Dyslexic – Owning her challenges like taunts from a rival, this scholar defies the odds of reading and writing survival. The experts say she will be reluctant to read, while she ignores their predictions and volunteers to lead. For her, it might be more difficult and take more time, but this inspiring student loves to make her poetry rhyme.

Resilient – Tough is her middle name; determination is her game. All she does is win, because she never gives up or gives in.

Intelligent – Admired by her peers for her book knowledge, no one doubts this scholar is on the path to college.

I hope you feel encouraged, because every word in this poem is true. I’m here for you when you return to school, and in the mean time, you have my phone number if you want to talk.

All my love,

-Ms. Jackson

Dear Keenan

education, photography

Dear Keenan,

When you pretend to be what you are not, you become what you pretend to be. You are not a kid who doesn’t care about school. Unfortunately, when you played around on the reading diagnostic, you earned a score so low that you qualified for the Read 180 program. Don’t get me wrong, it’s a great program, but you don’t need it.

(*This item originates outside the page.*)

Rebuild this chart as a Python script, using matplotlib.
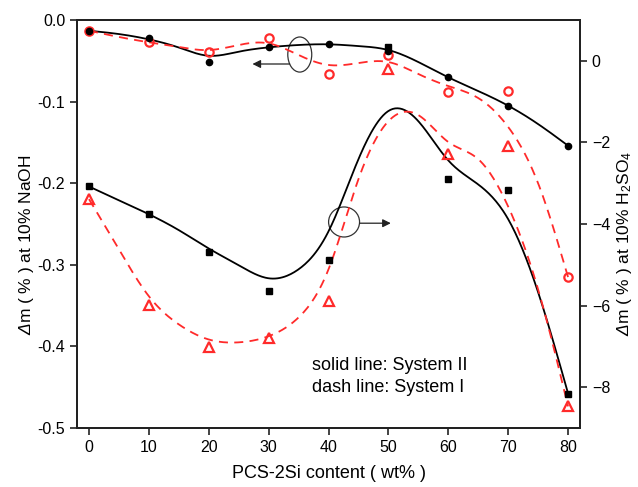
import numpy as np
import matplotlib
matplotlib.use("Agg")
import matplotlib.pyplot as plt
from matplotlib.patches import Ellipse

plt.rcParams['font.family'] = ['Liberation Sans', 'DejaVu Sans']
plt.rcParams['mathtext.fontset'] = 'custom'
plt.rcParams['mathtext.rm'] = 'Liberation Sans'
plt.rcParams['mathtext.it'] = 'Liberation Sans:italic'
plt.rcParams['mathtext.sf'] = 'Liberation Sans:italic'

# ---- data ----
content = [0, 10, 20, 30, 40, 50, 60, 70, 80]

# NaOH (left axis)
naoh_sys2 = [-0.013, -0.022, -0.051, -0.033, -0.029, -0.038, -0.070, -0.105, -0.154]
naoh_sys1 = [-0.013, -0.027, -0.039, -0.022, -0.066, -0.043, -0.088, -0.087, -0.315]
# H2SO4 (right axis)
h2so4_sys2 = [-3.08, -3.76, -4.68, -5.63, -4.88, 0.34, -2.90, -3.17, -8.16]
h2so4_sys1 = [-3.39, -5.99, -7.02, -6.80, -5.89, -0.20, -2.29, -2.10, -8.47]

# fitted curves
fit_x = [0, 5, 10, 15, 20, 25, 30, 35, 40, 45, 50, 55, 60, 65, 70, 75, 80]
fit_naoh_sys2 = [-0.0131, -0.0172, -0.0237, -0.0337, -0.0438, -0.0388, -0.0335, -0.0306,
                 -0.0298, -0.0319, -0.0368, -0.0515, -0.0702, -0.0870, -0.105, -0.1275, -0.154]
fit_naoh_sys1 = [-0.0131, -0.0208, -0.0273, -0.0331, -0.0368, -0.0306, -0.0286, -0.0429,
                 -0.0551, -0.0527, -0.0515, -0.0662, -0.0809, -0.0956, -0.131, -0.200, -0.315]
fit_h2so4_sys2 = [-3.08, -3.42, -3.76, -4.15, -4.60, -5.01, -5.33, -5.11, -4.18, -2.41,
                  -1.23, -1.48, -2.44, -3.03, -3.88, -5.67, -8.15]
fit_h2so4_sys1 = [-3.39, -4.62, -5.77, -6.46, -6.83, -6.90, -6.75, -6.29, -5.11, -2.90,
                  -1.48, -1.33, -1.99, -2.41, -3.57, -5.60, -8.47]

xticks = [0, 10, 20, 30, 40, 50, 60, 70, 80]
left_ticks = [0.0, -0.1, -0.2, -0.3, -0.4, -0.5]
right_ticks = [0, -2, -4, -6, -8]


def spline(xk, yk, n=400):
    xk = np.asarray(xk, float)
    yk = np.asarray(yk, float)
    m = len(xk)
    h = np.diff(xk)
    A = np.zeros((m, m))
    b = np.zeros(m)
    A[0, 0] = 1
    A[-1, -1] = 1
    for i in range(1, m - 1):
        A[i, i - 1] = h[i - 1]
        A[i, i] = 2 * (h[i - 1] + h[i])
        A[i, i + 1] = h[i]
        b[i] = 6 * ((yk[i + 1] - yk[i]) / h[i] - (yk[i] - yk[i - 1]) / h[i - 1])
    M = np.linalg.solve(A, b)
    xs = np.linspace(xk[0], xk[-1], n)
    idx = np.clip(np.searchsorted(xk, xs) - 1, 0, m - 2)
    x0, x1 = xk[idx], xk[idx + 1]
    hh = x1 - x0
    a = (x1 - xs) / hh
    c = (xs - x0) / hh
    ys = (a * yk[idx] + c * yk[idx + 1]
          + ((a ** 3 - a) * M[idx] + (c ** 3 - c) * M[idx + 1]) * hh ** 2 / 6)
    return xs, ys


fig = plt.figure(figsize=(6.38, 4.87), dpi=100)
ax = fig.add_axes([0.1207, 0.1211, 0.7884, 0.8378])
ax2 = ax.twinx()

red = '#ff2a2a'
dash = (0, (5, 3.5))

# NaOH
xs, ys = spline(fit_x, fit_naoh_sys2)
ax.plot(xs, ys, color='black', lw=1.3)
xs, ys = spline(fit_x, fit_naoh_sys1)
ax.plot(xs, ys, color=red, lw=1.3, linestyle=dash)
ax.plot(content, naoh_sys1, linestyle='none', marker='o', ms=6, mfc='none',
        mec=red, mew=1.6)
ax.plot(content, naoh_sys2, linestyle='none', marker='o', ms=4.5, color='black')

# H2SO4
xs, ys = spline(fit_x, fit_h2so4_sys2)
ax2.plot(xs, ys, color='black', lw=1.3)
xs, ys = spline(fit_x, fit_h2so4_sys1)
ax2.plot(xs, ys, color=red, lw=1.3, linestyle=dash)
ax2.plot(content, h2so4_sys1, linestyle='none', marker='^', ms=7.5, mfc='none',
         mec=red, mew=1.6)
ax2.plot(content, h2so4_sys2, linestyle='none', marker='s', ms=4, color='black')

ax.set_xlim(-2, 82)
ax.set_ylim(-0.5, 0.0)
ax2.set_ylim(-9, 1)
ax.set_xticks(xticks)
ax.set_yticks(left_ticks)
ax.set_yticklabels(['%.1f' % v for v in left_ticks])
ax2.set_yticks(right_ticks)

for a in (ax, ax2):
    a.tick_params(direction='out', length=5, width=1.2, labelsize=11.5, color='#222222')
    for s in a.spines.values():
        s.set_linewidth(1.4)
        s.set_color('#222222')
ax.tick_params(top=False)

ax.set_xlabel('PCS-2Si content ( wt% )', fontsize=13, labelpad=7)
fig.text(27 / 638, 1 - 245 / 487, r'$\mathsf{Δ}$m ( % ) at 10% NaOH',
         rotation=90, ha='center', va='center', fontsize=12.5)
fig.text(624 / 638, 1 - 243 / 487, r'$\mathsf{Δ}$m ( % ) at 10% H$_2$SO$_4$',
         rotation=90, ha='center', va='center', fontsize=12.5)

# annotations
ax.add_patch(Ellipse((35.2, -0.0423), 4.0, 0.043, fill=False, ec='#333333', lw=0.9))
ax.annotate('', xy=(27.3, -0.0539), xytext=(33.5, -0.0539),
            arrowprops=dict(arrowstyle='-|>', color='#222222', lw=0.9,
                            mutation_scale=12, shrinkA=0, shrinkB=0))
ax.add_patch(Ellipse((42.6, -0.2475), 5.17, 0.0368, fill=False, ec='#333333', lw=0.9))
ax.annotate('', xy=(50.4, -0.249), xytext=(45.2, -0.249),
            arrowprops=dict(arrowstyle='-|>', color='#222222', lw=0.9,
                            mutation_scale=12, shrinkA=0, shrinkB=0))

ax.text(37.3, -0.423, 'solid line: System II', fontsize=13, va='center', ha='left')
ax.text(37.3, -0.450, 'dash line: System I', fontsize=13, va='center', ha='left')

fig.savefig('out.png', dpi=100)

In your attempt to convince your classmates that you’re cool, you took the easy route: playing dumb. Because of this, you will continue to attend Read 180 instead of staying in my classroom for morning advisory with the boys you are so eager to impress. Shaun tried his best on that reading diagnostic, and he scored above grade level. That’s not just cool, that’s admirable. He’s a leader for the right reasons. You could be too.

This program will reassess your reading level as you take weekly tests. I am challenging you to beat Shaun’s reading level by January. I dare you to be the best reader and leader the 6th grade has seen this year.

All my love,

-Ms. Jackson

P.S. – you should check out Walter Dean Myers. He has several books that I think you would enjoy reading. Start with Scorpions, and if you like it, try Monster next. Both books are in my classroom library.